> **SUPPLIED MATERIAL**
[Start]
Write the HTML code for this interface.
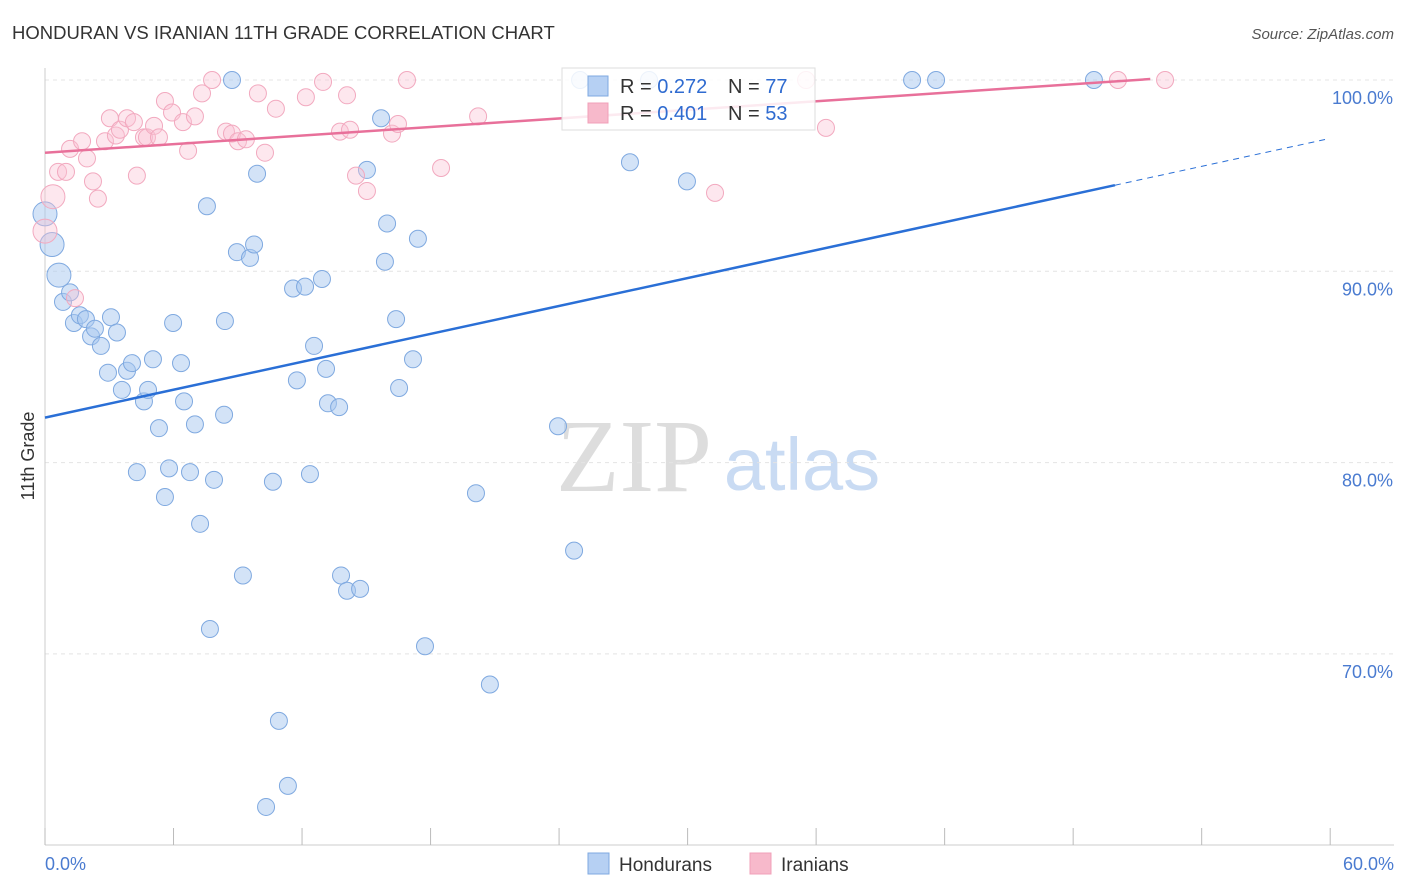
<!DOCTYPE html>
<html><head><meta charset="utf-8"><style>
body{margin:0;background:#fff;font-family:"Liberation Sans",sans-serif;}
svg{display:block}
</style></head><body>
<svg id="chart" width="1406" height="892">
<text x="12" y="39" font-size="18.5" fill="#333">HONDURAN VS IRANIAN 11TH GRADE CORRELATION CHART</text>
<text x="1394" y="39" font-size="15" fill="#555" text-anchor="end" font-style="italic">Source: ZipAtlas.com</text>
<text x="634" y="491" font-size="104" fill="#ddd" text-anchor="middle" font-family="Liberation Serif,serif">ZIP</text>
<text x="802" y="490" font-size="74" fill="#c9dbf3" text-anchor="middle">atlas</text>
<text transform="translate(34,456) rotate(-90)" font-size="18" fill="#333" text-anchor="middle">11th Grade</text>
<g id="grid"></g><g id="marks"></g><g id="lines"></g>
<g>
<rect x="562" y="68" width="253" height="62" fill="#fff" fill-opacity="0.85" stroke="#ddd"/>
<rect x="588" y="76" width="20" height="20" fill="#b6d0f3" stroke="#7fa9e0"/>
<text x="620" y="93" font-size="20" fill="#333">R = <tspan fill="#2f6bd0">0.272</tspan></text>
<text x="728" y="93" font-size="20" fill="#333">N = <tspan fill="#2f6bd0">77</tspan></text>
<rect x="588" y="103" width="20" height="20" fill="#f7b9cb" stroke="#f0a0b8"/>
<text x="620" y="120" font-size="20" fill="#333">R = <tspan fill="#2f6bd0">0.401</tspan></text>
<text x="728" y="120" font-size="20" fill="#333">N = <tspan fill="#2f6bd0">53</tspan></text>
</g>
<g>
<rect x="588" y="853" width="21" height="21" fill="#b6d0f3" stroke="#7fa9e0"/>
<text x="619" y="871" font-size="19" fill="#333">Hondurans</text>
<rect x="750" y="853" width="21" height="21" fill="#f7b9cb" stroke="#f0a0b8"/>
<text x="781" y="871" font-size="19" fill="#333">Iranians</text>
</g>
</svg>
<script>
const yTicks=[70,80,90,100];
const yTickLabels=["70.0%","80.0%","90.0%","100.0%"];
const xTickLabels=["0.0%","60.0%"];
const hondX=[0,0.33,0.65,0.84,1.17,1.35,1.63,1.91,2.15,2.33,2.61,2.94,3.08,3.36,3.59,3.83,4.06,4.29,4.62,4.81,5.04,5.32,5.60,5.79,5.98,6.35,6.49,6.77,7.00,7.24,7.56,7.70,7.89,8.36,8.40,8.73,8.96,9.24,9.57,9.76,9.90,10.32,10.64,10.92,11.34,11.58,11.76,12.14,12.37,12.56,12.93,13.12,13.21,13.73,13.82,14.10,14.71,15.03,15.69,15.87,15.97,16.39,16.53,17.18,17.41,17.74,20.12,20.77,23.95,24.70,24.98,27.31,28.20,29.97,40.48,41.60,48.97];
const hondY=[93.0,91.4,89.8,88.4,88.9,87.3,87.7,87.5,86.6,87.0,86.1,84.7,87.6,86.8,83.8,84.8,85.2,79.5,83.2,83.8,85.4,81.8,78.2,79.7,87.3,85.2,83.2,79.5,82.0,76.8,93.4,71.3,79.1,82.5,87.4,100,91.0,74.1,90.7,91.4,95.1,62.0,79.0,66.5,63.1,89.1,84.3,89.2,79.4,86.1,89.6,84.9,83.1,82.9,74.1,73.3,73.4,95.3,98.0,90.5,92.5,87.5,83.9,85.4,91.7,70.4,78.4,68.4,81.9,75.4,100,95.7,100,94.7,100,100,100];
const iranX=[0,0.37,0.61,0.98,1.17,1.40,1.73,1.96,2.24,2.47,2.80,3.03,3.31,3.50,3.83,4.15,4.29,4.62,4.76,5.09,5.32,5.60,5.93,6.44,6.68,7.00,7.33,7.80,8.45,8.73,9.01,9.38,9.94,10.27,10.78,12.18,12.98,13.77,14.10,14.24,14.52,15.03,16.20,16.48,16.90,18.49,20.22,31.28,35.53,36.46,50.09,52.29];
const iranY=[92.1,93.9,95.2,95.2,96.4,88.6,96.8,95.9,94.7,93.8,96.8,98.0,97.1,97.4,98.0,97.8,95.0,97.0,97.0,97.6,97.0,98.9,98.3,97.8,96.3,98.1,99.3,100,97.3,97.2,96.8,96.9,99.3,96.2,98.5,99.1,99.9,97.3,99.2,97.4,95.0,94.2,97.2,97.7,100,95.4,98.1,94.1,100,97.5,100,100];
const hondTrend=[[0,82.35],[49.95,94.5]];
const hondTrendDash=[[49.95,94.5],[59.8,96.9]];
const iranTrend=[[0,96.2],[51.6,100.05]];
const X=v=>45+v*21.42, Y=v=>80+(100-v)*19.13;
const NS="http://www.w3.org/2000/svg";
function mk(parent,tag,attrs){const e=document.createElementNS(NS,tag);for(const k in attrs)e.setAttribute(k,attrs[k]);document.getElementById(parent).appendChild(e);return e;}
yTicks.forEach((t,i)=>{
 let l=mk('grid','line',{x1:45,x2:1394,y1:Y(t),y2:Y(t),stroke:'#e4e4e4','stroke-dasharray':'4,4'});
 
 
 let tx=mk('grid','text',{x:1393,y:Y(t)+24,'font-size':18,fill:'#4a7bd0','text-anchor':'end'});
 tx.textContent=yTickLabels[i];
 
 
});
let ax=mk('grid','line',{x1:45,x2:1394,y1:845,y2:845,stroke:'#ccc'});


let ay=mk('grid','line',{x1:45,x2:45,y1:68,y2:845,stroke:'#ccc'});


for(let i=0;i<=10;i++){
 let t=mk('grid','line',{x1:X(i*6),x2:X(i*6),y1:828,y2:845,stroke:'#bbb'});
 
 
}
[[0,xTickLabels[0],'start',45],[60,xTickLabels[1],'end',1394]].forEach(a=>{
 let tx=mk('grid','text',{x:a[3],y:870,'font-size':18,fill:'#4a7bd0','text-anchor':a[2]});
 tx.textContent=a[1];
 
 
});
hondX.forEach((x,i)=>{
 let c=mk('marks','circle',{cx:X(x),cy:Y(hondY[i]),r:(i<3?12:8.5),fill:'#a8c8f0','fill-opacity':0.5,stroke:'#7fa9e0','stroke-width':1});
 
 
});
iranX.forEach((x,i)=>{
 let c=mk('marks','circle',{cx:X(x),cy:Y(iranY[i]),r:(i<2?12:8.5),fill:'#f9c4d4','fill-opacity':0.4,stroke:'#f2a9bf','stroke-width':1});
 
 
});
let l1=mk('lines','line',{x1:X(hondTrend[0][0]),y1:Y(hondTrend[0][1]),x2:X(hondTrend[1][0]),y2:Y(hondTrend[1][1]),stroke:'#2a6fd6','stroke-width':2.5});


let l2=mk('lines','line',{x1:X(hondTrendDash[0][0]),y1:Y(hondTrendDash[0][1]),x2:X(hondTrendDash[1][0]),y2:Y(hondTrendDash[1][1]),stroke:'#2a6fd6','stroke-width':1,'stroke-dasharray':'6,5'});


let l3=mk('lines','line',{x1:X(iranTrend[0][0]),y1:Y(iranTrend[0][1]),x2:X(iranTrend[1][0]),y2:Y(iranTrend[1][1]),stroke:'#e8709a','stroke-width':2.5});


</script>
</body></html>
[End]
> **STATED PROBLEM**
Without the pictures, retype the whole of the material above exactly.

> **RESPONSE TO THE TASK**
Write the HTML code for this interface.
<!DOCTYPE html>
<html><head><meta charset="utf-8"><style>
body{margin:0;background:#fff;font-family:"Liberation Sans",sans-serif;}
svg{display:block}
</style></head><body>
<svg id="chart" width="1406" height="892">
<text x="12" y="39" font-size="18.5" fill="#333">HONDURAN VS IRANIAN 11TH GRADE CORRELATION CHART</text>
<text x="1394" y="39" font-size="15" fill="#555" text-anchor="end" font-style="italic">Source: ZipAtlas.com</text>
<text x="634" y="491" font-size="104" fill="#ddd" text-anchor="middle" font-family="Liberation Serif,serif">ZIP</text>
<text x="802" y="490" font-size="74" fill="#c9dbf3" text-anchor="middle">atlas</text>
<text transform="translate(34,456) rotate(-90)" font-size="18" fill="#333" text-anchor="middle">11th Grade</text>
<g id="grid"></g><g id="marks"></g><g id="lines"></g>
<g>
<rect x="562" y="68" width="253" height="62" fill="#fff" fill-opacity="0.85" stroke="#ddd"/>
<rect x="588" y="76" width="20" height="20" fill="#b6d0f3" stroke="#7fa9e0"/>
<text x="620" y="93" font-size="20" fill="#333">R = <tspan fill="#2f6bd0">0.272</tspan></text>
<text x="728" y="93" font-size="20" fill="#333">N = <tspan fill="#2f6bd0">77</tspan></text>
<rect x="588" y="103" width="20" height="20" fill="#f7b9cb" stroke="#f0a0b8"/>
<text x="620" y="120" font-size="20" fill="#333">R = <tspan fill="#2f6bd0">0.401</tspan></text>
<text x="728" y="120" font-size="20" fill="#333">N = <tspan fill="#2f6bd0">53</tspan></text>
</g>
<g>
<rect x="588" y="853" width="21" height="21" fill="#b6d0f3" stroke="#7fa9e0"/>
<text x="619" y="871" font-size="19" fill="#333">Hondurans</text>
<rect x="750" y="853" width="21" height="21" fill="#f7b9cb" stroke="#f0a0b8"/>
<text x="781" y="871" font-size="19" fill="#333">Iranians</text>
</g>
</svg>
<script>
const yTicks=[70,80,90,100];
const yTickLabels=["70.0%","80.0%","90.0%","100.0%"];
const xTickLabels=["0.0%","60.0%"];
const hondX=[0,0.33,0.65,0.84,1.17,1.35,1.63,1.91,2.15,2.33,2.61,2.94,3.08,3.36,3.59,3.83,4.06,4.29,4.62,4.81,5.04,5.32,5.60,5.79,5.98,6.35,6.49,6.77,7.00,7.24,7.56,7.70,7.89,8.36,8.40,8.73,8.96,9.24,9.57,9.76,9.90,10.32,10.64,10.92,11.34,11.58,11.76,12.14,12.37,12.56,12.93,13.12,13.21,13.73,13.82,14.10,14.71,15.03,15.69,15.87,15.97,16.39,16.53,17.18,17.41,17.74,20.12,20.77,23.95,24.70,24.98,27.31,28.20,29.97,40.48,41.60,48.97];
const hondY=[93.0,91.4,89.8,88.4,88.9,87.3,87.7,87.5,86.6,87.0,86.1,84.7,87.6,86.8,83.8,84.8,85.2,79.5,83.2,83.8,85.4,81.8,78.2,79.7,87.3,85.2,83.2,79.5,82.0,76.8,93.4,71.3,79.1,82.5,87.4,100,91.0,74.1,90.7,91.4,95.1,62.0,79.0,66.5,63.1,89.1,84.3,89.2,79.4,86.1,89.6,84.9,83.1,82.9,74.1,73.3,73.4,95.3,98.0,90.5,92.5,87.5,83.9,85.4,91.7,70.4,78.4,68.4,81.9,75.4,100,95.7,100,94.7,100,100,100];
const iranX=[0,0.37,0.61,0.98,1.17,1.40,1.73,1.96,2.24,2.47,2.80,3.03,3.31,3.50,3.83,4.15,4.29,4.62,4.76,5.09,5.32,5.60,5.93,6.44,6.68,7.00,7.33,7.80,8.45,8.73,9.01,9.38,9.94,10.27,10.78,12.18,12.98,13.77,14.10,14.24,14.52,15.03,16.20,16.48,16.90,18.49,20.22,31.28,35.53,36.46,50.09,52.29];
const iranY=[92.1,93.9,95.2,95.2,96.4,88.6,96.8,95.9,94.7,93.8,96.8,98.0,97.1,97.4,98.0,97.8,95.0,97.0,97.0,97.6,97.0,98.9,98.3,97.8,96.3,98.1,99.3,100,97.3,97.2,96.8,96.9,99.3,96.2,98.5,99.1,99.9,97.3,99.2,97.4,95.0,94.2,97.2,97.7,100,95.4,98.1,94.1,100,97.5,100,100];
const hondTrend=[[0,82.35],[49.95,94.5]];
const hondTrendDash=[[49.95,94.5],[59.8,96.9]];
const iranTrend=[[0,96.2],[51.6,100.05]];
const X=v=>45+v*21.42, Y=v=>80+(100-v)*19.13;
const NS="http://www.w3.org/2000/svg";
function mk(parent,tag,attrs){const e=document.createElementNS(NS,tag);for(const k in attrs)e.setAttribute(k,attrs[k]);document.getElementById(parent).appendChild(e);return e;}
yTicks.forEach((t,i)=>{
 let l=mk('grid','line',{x1:45,x2:1394,y1:Y(t),y2:Y(t),stroke:'#e4e4e4','stroke-dasharray':'4,4'});
 
 
 let tx=mk('grid','text',{x:1393,y:Y(t)+24,'font-size':18,fill:'#4a7bd0','text-anchor':'end'});
 tx.textContent=yTickLabels[i];
 
 
});
let ax=mk('grid','line',{x1:45,x2:1394,y1:845,y2:845,stroke:'#ccc'});


let ay=mk('grid','line',{x1:45,x2:45,y1:68,y2:845,stroke:'#ccc'});


for(let i=0;i<=10;i++){
 let t=mk('grid','line',{x1:X(i*6),x2:X(i*6),y1:828,y2:845,stroke:'#bbb'});
 
 
}
[[0,xTickLabels[0],'start',45],[60,xTickLabels[1],'end',1394]].forEach(a=>{
 let tx=mk('grid','text',{x:a[3],y:870,'font-size':18,fill:'#4a7bd0','text-anchor':a[2]});
 tx.textContent=a[1];
 
 
});
hondX.forEach((x,i)=>{
 let c=mk('marks','circle',{cx:X(x),cy:Y(hondY[i]),r:(i<3?12:8.5),fill:'#a8c8f0','fill-opacity':0.5,stroke:'#7fa9e0','stroke-width':1});
 
 
});
iranX.forEach((x,i)=>{
 let c=mk('marks','circle',{cx:X(x),cy:Y(iranY[i]),r:(i<2?12:8.5),fill:'#f9c4d4','fill-opacity':0.4,stroke:'#f2a9bf','stroke-width':1});
 
 
});
let l1=mk('lines','line',{x1:X(hondTrend[0][0]),y1:Y(hondTrend[0][1]),x2:X(hondTrend[1][0]),y2:Y(hondTrend[1][1]),stroke:'#2a6fd6','stroke-width':2.5});


let l2=mk('lines','line',{x1:X(hondTrendDash[0][0]),y1:Y(hondTrendDash[0][1]),x2:X(hondTrendDash[1][0]),y2:Y(hondTrendDash[1][1]),stroke:'#2a6fd6','stroke-width':1,'stroke-dasharray':'6,5'});


let l3=mk('lines','line',{x1:X(iranTrend[0][0]),y1:Y(iranTrend[0][1]),x2:X(iranTrend[1][0]),y2:Y(iranTrend[1][1]),stroke:'#e8709a','stroke-width':2.5});


</script>
</body></html>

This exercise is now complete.